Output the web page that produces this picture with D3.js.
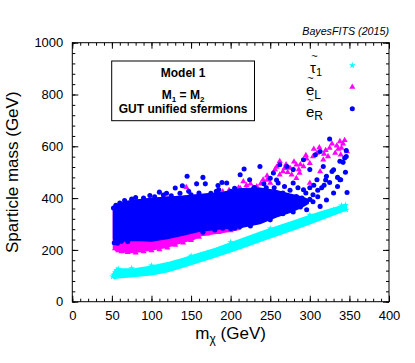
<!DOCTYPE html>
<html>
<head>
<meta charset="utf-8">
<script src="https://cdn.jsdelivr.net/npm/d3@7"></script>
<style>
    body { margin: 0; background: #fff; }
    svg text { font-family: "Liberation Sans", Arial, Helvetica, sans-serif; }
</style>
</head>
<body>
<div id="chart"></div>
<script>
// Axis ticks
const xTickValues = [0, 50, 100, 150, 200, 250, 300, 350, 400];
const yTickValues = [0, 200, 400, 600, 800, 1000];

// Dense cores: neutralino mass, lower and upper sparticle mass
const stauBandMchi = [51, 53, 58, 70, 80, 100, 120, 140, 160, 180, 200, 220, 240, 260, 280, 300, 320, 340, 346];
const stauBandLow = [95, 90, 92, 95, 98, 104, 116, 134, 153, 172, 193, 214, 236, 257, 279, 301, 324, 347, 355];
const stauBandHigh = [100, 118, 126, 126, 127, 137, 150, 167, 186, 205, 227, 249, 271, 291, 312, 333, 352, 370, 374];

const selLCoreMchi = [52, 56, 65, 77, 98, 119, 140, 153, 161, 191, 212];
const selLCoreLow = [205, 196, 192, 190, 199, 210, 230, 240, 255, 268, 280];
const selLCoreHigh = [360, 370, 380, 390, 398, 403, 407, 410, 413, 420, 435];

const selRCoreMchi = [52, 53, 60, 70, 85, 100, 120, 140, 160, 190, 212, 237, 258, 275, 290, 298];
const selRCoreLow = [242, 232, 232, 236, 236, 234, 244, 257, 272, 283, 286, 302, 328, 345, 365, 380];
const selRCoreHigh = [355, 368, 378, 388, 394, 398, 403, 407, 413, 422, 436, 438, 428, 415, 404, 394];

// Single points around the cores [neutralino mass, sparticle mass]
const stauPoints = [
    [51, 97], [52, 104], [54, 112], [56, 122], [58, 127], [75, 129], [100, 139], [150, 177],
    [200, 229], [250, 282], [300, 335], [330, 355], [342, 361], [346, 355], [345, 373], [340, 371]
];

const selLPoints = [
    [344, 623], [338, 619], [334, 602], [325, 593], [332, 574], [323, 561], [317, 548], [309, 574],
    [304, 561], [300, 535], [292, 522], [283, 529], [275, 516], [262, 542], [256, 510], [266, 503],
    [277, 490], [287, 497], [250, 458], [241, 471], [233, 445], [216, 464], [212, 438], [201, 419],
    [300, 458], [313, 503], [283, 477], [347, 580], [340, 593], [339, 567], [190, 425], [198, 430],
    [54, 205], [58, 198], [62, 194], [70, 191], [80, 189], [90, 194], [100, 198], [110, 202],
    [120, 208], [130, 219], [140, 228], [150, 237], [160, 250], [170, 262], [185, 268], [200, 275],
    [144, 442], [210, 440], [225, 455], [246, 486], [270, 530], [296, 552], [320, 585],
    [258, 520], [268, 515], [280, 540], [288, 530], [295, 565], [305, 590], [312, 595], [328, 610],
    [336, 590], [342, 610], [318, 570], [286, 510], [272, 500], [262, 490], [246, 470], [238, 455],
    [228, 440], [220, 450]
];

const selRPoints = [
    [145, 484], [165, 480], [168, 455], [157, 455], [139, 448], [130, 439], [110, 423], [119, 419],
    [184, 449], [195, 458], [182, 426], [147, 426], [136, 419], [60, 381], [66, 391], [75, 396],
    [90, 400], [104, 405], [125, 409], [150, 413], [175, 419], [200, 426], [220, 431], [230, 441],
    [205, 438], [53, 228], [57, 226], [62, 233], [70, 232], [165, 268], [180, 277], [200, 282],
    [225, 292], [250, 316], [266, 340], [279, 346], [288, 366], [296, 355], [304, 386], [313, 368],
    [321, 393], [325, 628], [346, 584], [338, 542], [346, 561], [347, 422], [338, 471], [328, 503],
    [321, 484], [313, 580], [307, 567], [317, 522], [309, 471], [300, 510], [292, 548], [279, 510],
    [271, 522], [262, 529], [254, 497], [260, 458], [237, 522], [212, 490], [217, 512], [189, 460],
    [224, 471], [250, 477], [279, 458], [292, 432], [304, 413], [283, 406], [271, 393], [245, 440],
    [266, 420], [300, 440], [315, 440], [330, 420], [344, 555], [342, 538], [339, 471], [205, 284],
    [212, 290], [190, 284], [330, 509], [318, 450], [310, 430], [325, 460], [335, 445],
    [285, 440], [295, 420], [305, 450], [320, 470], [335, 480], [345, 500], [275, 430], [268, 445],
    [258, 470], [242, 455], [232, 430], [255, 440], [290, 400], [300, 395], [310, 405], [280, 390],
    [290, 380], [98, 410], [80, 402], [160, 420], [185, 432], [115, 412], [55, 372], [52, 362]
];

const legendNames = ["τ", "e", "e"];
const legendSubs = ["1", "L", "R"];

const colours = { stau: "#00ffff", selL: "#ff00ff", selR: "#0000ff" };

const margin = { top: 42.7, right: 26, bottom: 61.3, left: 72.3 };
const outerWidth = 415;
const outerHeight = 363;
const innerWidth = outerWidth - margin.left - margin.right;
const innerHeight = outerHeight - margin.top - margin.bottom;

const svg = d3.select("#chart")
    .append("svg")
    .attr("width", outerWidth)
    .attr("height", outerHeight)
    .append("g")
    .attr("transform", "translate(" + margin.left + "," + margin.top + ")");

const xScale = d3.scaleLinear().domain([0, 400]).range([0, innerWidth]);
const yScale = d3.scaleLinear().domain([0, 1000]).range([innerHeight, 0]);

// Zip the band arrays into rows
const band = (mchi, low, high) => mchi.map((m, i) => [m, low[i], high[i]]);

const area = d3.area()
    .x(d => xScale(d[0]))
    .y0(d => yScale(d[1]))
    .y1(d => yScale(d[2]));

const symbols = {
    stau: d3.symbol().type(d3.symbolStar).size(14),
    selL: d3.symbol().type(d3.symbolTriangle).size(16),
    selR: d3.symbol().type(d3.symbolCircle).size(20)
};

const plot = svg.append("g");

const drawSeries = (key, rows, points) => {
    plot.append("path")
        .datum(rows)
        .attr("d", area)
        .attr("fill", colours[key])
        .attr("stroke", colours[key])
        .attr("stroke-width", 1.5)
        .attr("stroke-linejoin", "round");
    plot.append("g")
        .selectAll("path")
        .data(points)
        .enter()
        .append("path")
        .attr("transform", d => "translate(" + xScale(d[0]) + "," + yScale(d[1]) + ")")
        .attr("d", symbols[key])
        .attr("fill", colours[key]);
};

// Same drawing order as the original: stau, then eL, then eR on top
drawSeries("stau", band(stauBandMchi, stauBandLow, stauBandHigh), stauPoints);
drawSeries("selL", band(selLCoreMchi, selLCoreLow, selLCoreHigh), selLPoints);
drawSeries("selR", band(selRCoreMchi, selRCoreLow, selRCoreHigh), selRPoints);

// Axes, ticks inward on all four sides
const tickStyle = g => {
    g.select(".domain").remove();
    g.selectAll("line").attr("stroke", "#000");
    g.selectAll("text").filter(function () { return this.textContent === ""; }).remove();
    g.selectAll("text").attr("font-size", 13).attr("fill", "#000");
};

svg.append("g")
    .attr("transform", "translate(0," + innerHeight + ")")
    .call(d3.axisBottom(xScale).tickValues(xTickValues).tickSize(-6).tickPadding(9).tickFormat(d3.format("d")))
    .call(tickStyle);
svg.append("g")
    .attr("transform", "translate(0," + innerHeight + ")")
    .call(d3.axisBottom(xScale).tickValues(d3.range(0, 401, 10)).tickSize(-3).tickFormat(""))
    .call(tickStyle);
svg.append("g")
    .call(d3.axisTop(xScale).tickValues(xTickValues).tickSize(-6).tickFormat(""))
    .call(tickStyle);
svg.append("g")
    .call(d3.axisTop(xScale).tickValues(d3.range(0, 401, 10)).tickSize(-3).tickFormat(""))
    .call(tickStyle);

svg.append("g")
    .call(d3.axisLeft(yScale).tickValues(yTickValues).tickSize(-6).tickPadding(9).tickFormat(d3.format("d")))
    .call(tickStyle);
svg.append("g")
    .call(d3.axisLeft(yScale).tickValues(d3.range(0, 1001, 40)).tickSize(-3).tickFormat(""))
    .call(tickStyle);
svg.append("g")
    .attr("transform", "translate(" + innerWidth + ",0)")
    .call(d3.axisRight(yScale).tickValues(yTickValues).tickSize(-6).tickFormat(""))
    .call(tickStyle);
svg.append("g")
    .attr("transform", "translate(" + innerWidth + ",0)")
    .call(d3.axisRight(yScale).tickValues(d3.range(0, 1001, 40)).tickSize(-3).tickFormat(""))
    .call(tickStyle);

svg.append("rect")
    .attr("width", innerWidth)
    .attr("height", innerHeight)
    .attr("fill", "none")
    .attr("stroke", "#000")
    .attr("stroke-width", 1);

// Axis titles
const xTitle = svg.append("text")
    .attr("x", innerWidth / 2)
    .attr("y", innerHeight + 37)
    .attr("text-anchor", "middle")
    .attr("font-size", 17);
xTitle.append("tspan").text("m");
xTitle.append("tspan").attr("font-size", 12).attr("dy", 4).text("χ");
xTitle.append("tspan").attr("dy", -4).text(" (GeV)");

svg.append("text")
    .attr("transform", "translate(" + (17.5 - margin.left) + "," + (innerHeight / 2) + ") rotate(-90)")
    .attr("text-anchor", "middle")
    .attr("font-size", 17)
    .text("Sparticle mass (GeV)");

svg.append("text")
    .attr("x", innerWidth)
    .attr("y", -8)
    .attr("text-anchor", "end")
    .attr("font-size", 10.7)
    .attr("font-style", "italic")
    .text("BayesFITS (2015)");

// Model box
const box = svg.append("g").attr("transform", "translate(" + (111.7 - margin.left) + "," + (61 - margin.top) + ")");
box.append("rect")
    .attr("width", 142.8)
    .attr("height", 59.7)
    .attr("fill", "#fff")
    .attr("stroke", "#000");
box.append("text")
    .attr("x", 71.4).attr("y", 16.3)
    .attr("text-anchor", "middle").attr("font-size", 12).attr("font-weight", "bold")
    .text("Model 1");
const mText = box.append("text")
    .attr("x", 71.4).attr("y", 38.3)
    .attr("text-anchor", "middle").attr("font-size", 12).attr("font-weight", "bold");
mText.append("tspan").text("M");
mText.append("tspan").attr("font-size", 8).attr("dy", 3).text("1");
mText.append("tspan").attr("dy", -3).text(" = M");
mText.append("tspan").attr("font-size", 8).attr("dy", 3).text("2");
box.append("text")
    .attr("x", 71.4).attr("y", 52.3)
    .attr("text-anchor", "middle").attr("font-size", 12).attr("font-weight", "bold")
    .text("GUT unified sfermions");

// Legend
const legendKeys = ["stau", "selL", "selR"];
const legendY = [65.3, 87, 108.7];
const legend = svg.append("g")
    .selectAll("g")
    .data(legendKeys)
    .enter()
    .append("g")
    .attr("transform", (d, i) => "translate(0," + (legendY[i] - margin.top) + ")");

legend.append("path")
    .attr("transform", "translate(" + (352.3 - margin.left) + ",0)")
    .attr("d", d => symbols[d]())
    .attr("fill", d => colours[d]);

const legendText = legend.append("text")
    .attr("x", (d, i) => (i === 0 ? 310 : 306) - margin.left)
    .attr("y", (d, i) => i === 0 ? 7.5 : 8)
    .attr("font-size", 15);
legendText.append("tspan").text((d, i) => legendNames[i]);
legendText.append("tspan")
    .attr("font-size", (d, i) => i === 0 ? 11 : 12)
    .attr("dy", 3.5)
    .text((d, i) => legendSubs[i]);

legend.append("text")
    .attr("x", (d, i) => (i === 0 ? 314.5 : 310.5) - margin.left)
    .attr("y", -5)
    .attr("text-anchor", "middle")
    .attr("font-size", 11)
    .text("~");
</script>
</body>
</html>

**Requirement:** Copy each line that holds the word "picture".

**Solution:**
Output the web page that produces this picture with D3.js.

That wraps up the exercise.